The Sun Down Motel

sun down motelCarly Kirk is twenty in 2017, drifting after the death of her mother and curious about a family tragedy that no one ever discussed: the disappearance of her aunt, Vivian Delaney, on November 29, 1982.  Also twenty at the time, she was never seen again after vanishing during her overnight shift at the check-in desk of the Sun Down Motel in Fell, NY.

So Carly, always intrigued by the aunt who was never discussed by her mother or grandmother, takes her small inheritance and a leave of absence from college to move to Fell and investigate her aunt’s disappearance.  She nabs the same job at the Sun Down Motel, which rivals The Overlook for Most Frightening Literary Lodging, and begins investigating the 35-year-old mystery.

From her first night at the motel’s desk, Viv knows something is definitely off-balance at the roadside hotel.  The lights flicker, she smells smoke, each room’s doors fling themselves open at the same time, and a ghostly woman repeatedly urges her to RUN! By researching the history of the town, she finds that the ghostly woman was Betty Graham, a schoolteacher whose body was found on the construction site of the Sun Down Motel in 1979.

Vivian believes she’s discovered a serial killer, a traveling salesman who always registers under a different name when he stays at the Sun Down.  Strangely enough, he lives in Fell.  So why is he staying at a motel just a few blocks from his home?

In 2017, Carly is tracking down people who knew her aunt – specifically, a retired night shift police officer named Alma Trent and a photographer named Marnie Clark.  Both women are tight-lipped about the 35-year-old mystery, but a recently-returned local staying in the hotel, Nick Harkness, who earned his own peculiar brand of notoriety by escaping his father’s gun, joins Carly in her search.  He picks up on clues Carly misses, which leads them on a search resulting in a disturbing and unexpected discovery.

The book smoothly switches back and forth between Viv in 1982 and Carly in 2017 and packs plenty of surprises.  The motel is haunted by the ghosts of people who have died there – the smoking ghost is a desk clerk killed by a heart attack six months after a young boy hit his head in the pool and died; the latter roams the property in a t-shirt and swim shorts, conspicuous in the frigid upstate New York winter.
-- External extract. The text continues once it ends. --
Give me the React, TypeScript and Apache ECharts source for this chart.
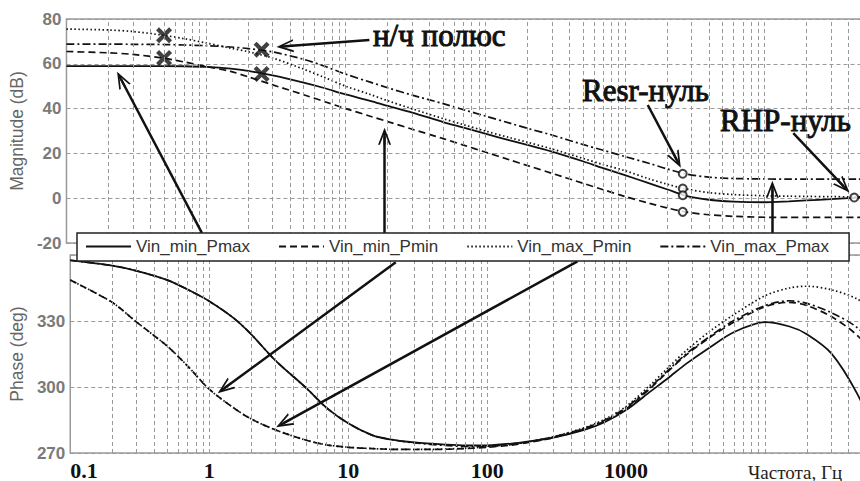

And Betty is always there, clad in a conservative 70s floral dress, sometimes bloodied, sometimes not, always advising both girls to run – a command neither ultimately follows.

Although The Sun Down Motel follows many mystery and horror conventions, not everything is as it seems.  The novel bogs down in the middle but repays that toil with a phenomenal conclusion, which is a triumph of ingenuity, will, and strength for both the characters and the author.  It’s definitely a must-read for fans of bite-your-nails suspense and unbounded female resourcefulness.